Asimov writes a gushingly complimentary foreword and compliments Clarke's short stories handsomely. Ignition is also really fun to read, it contains some great stories, and wicked phrases.

I learned most from the chapter on rocket performance and I now have a much better understanding of Specific Impulse. It's normally defined as the thrust of the rocket (in pounds) divided by the rate that the rocket consumes fuel (in pounds per second). It comes out in seconds. I've never been particularly happy that the quality of a rocket motor is measured in time, but I have manage to justify it to myself by thinking that it's sort-of how long a rocket could hover before it runs out of fuel. Clarke shows us that it's a ridiculous measure brought about by the horrific ambiguity of force and mass in American scientific units. If you just apply Newton's Laws, common sense, and basic algebra you can see that all the fuel being consumed is coming out the back of the rocket (or there's something badly wrong with your design) and that the force applied to your rocket is the same force that's accelerating you exhaust stream.

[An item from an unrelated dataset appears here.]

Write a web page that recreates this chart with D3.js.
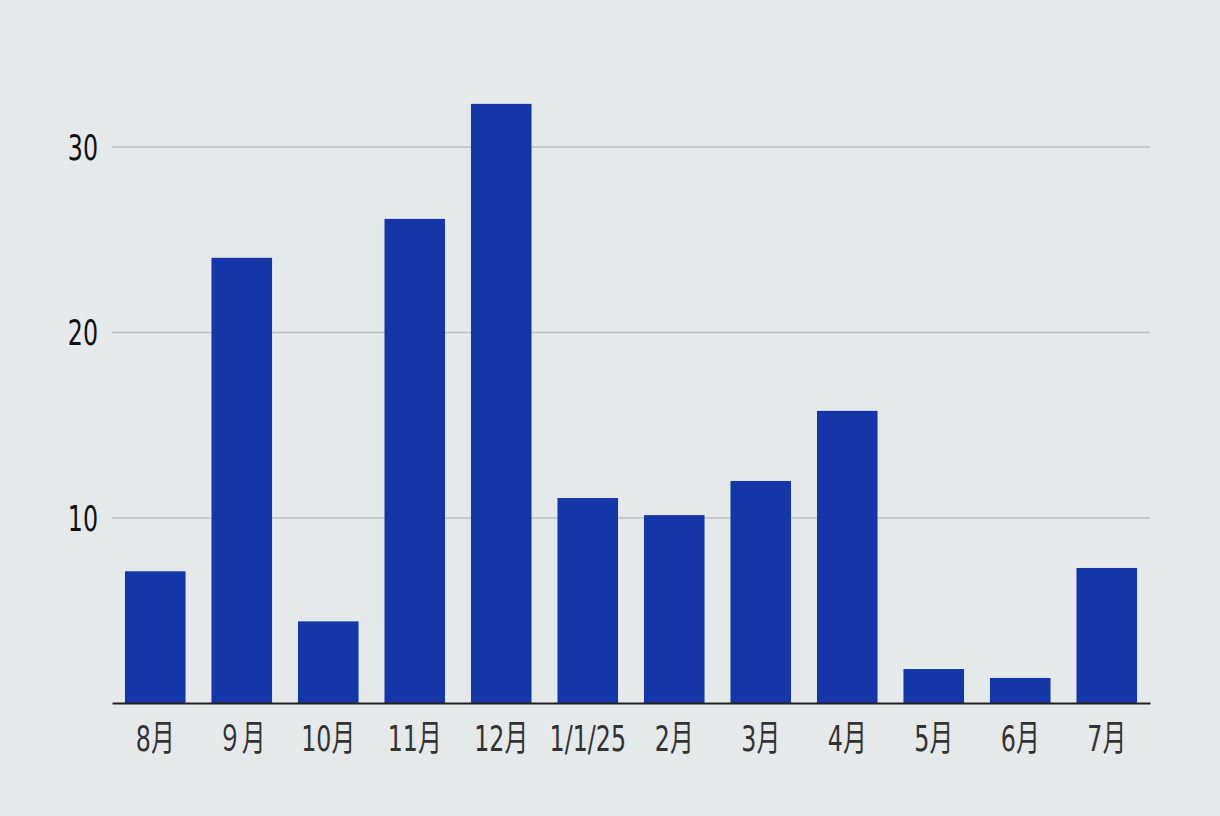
<!DOCTYPE html>
<html>
<head>
<meta charset="utf-8">
<script src="https://cdn.jsdelivr.net/npm/d3@7"></script>
<style>
  html, body { margin: 0; padding: 0; background: #e5e9ea; }
  svg text { font-family: "DejaVu Sans", "Noto Sans CJK JP", sans-serif; }
</style>
</head>
<body>
<div id="chart-container"></div>
<script>
// data
const categories = ["8月", "９月", "10月", "11月", "12月", "1/1/25", "2月", "3月", "4月", "5月", "6月", "7月"];
const values = [7.1, 24.0, 4.4, 26.1, 32.3, 11.05, 10.13, 11.97, 15.75, 1.83, 1.35, 7.28];
const yTicks = [10, 20, 30];

let width = 1220, height = 816,
    margin = { top: 0, right: 70, bottom: 113, left: 112 },
    innerW = width - margin.left - margin.right,
    innerH = height - margin.top - margin.bottom,
    squeeze = 0.66;

let svg = d3.select("#chart-container").append("svg")
    .attr("width", width).attr("height", height);

svg.append("rect").attr("width", width).attr("height", height).attr("fill", "#e5e9ea");

let g = svg.append("g").attr("transform", `translate(${margin.left},${margin.top})`);

let x = d3.scaleBand().domain(categories).range([0, innerW]).paddingInner(0.3).paddingOuter(0.15),
    y = d3.scaleLinear().domain([0, 37.9]).range([innerH, 0]);

// gridlines + y labels
let yAxis = g.append("g")
    .call(d3.axisLeft(y).tickValues(yTicks).tickSize(-innerW).tickFormat(d3.format("d")));
yAxis.select(".domain").remove();
yAxis.selectAll(".tick line").attr("stroke", "#bcc0c2").attr("stroke-width", 1.5);
yAxis.selectAll(".tick text")
    .attr("fill", "#111").attr("font-size", 36)
    .attr("x", -14 / squeeze).attr("dy", "0.36em")
    .attr("transform", `scale(${squeeze},1)`);

g.selectAll("rect.bar")
    .data(values)
    .join("rect")
    .attr("class", "bar")
    .attr("x", (d, i) => x(categories[i]))
    .attr("y", d => y(d))
    .attr("width", x.bandwidth())
    .attr("height", d => innerH - y(d))
    .attr("fill", "#1436a8");

// x axis
let xAxis = g.append("g")
    .attr("transform", `translate(0,${innerH})`)
    .call(d3.axisBottom(x).tickSize(0).tickPadding(22));
xAxis.select(".domain").attr("stroke", "#222").attr("stroke-width", 2);
xAxis.selectAll(".tick text")
    .attr("fill", "#333").attr("font-size", 36)
    .attr("transform", `scale(${squeeze},1)`);
</script>
</body>
</html>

Specific impulse becomes the velocity of the exhaust of a rocket divided by the standard acceleration due to gravity. Clarke correctly points out building a rocket whose sole purpose is to get away from earth and then expressing its exhaust velocity in terms of the gravity of earth is "parochial and extremely silly". He prefers to think of Specific Impulse as a velocity expressed in units of 32 feet (or 9.8m) and while that works well it offends my dimensional analysis sensibilities. I now think of Specific Impulse as the length of time that a stone dropped in a vacuum takes to gain the same velocity as the exhaust stream.

The book is rather dated. It doesn't cover any developments past the late 60s and it amused me when he talked about Boron Nitrate and discussed the theoretical possibility and the early research that suggests it might have a hard cubic form analogous to diamond.